Scientific Paparazzi Catch Aardvark Sneaking a Quick Drink
A look into the past debunks the scientific myth that aardvarks don't drink.
Aardvarks are sneaky creatures. When they’re not busy digging their 30-foot burrows or starring in children’s cartoons, scientists have a hard time tracking them down. The nocturnal animals live in the middle of the desert and are hard to spot since their eyes don’t reflect light like other animals.
The fact that aardvarks are so rarely seen in the wild, in fact, have caused scientists to make some assumptions about how they live. Humans had never caught site of the secretive animals slurping up water, so researchers figured that the animals must not drink water, instead getting their fluids from their diet of fruit, insects, and munching on a small, spiny fruit called the aardvark cucumber.
Turns out, that’s not entirely the case.
A report published in Science on Wednesday debunked this myth. A team of zoologists at South Africa’s Nelson Mandela Metropolitan University compiled data from existing scientific literature and field reports, putting forth any observations of wild aardvarks drinking water that they found.
The assumption that aardvarks don’t drink water isn’t that outlandish, from a scientific point of view. In fact, a number of animals, such as kangaroo rats and thorny devils, get water from their diet and atmospheric moisture, respectively.
Aardvarks held captive in zoos always drank water, but that’s because they are fed foods dryer than their natural diet. In this situation, the image of an aardvark dipping its snout into a puddle is the norm. The myth that they don’t drink water, which was never a fully-accepted scientific consensus, focused only on aardvarks living in their natural habitats without human interference. Still, though, all this means is that scientists finally have information on Aardvark behavior — there wasn’t actual evidence suggesting that they never drank water.

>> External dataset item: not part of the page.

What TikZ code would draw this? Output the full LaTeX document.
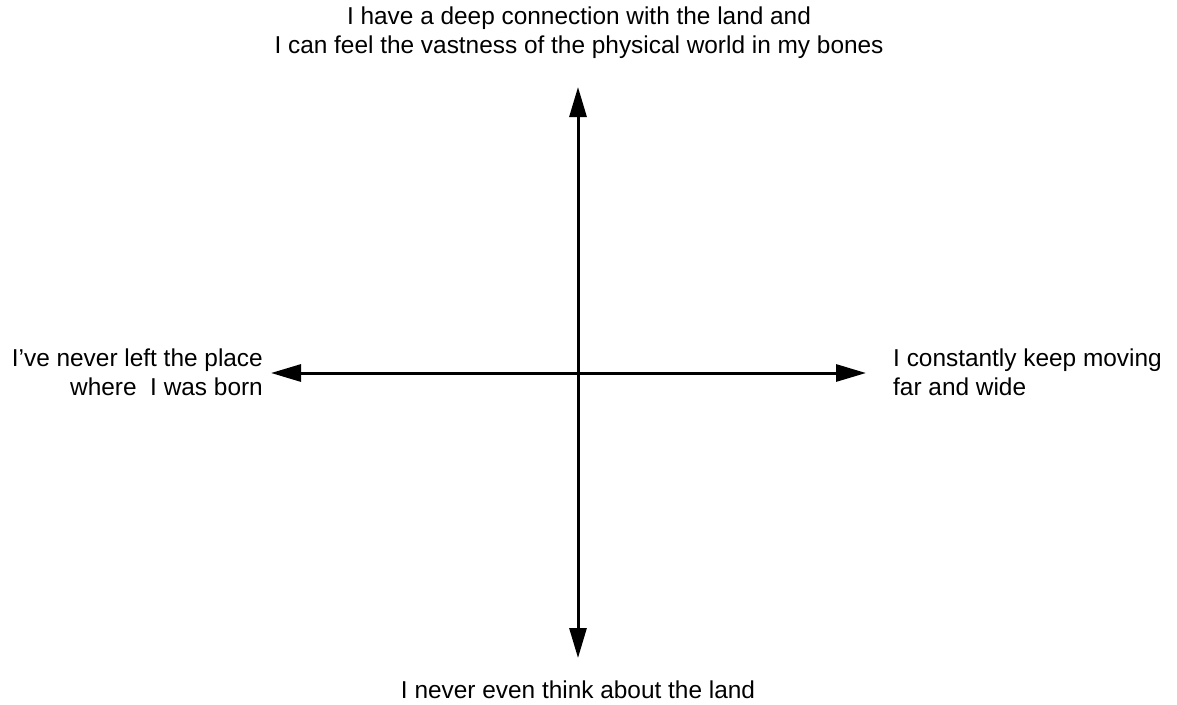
\documentclass[tikz,border=0pt]{standalone}
\usepackage{fontspec}
\setmainfont{Liberation Sans}
\usetikzlibrary{arrows.meta}
\begin{document}
\begin{tikzpicture}[x=1pt,y=-1pt,
  axis/.style={line width=3pt, {Triangle[length=30pt,width=17pt]}-{Triangle[length=30pt,width=17pt]}},
  lbl/.style={font=\fontsize{24.4}{29}\selectfont, inner sep=0pt}]
\useasboundingbox (0,0) rectangle (1177,704);
\coordinate (top) at (578,87);
\coordinate (bot) at (578,658);
\coordinate (lft) at (271,373);
\coordinate (rgt) at (866,373);
\draw[axis] (bot) -- (top);
\draw[axis] (lft) -- (rgt);
\node[lbl, align=center] (t) at (579,33) {I have a deep connection with the land and\\I can feel the vastness of the physical world in my bones};
\node[lbl, align=right, anchor=east] (l) at (263,372) {I’ve never left the place\\where\ \ I was born};
\node[lbl, align=left, anchor=west] (r) at (893,372) {I constantly keep moving\\far and wide};
\node[lbl] (b) at (578,690) {I never even think about the land};
\end{tikzpicture}
\end{document}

Professor Graham Kerley, the South African zoologist who published these findings, told Inverse over email that he felt his paper corrected an important flaw in how science is sometimes done. “We need to recognize that a body of evidence is needed to take our understanding forward,” he wrote.
Even over something as seemingly minor as aardvark hydration, scientists and science consumers must be sure that their understanding of how the world works, from the behavior of aardvarks to the impending climate change threatening their habitat, is based on evidence and research — not long-standing assumptions and dogma.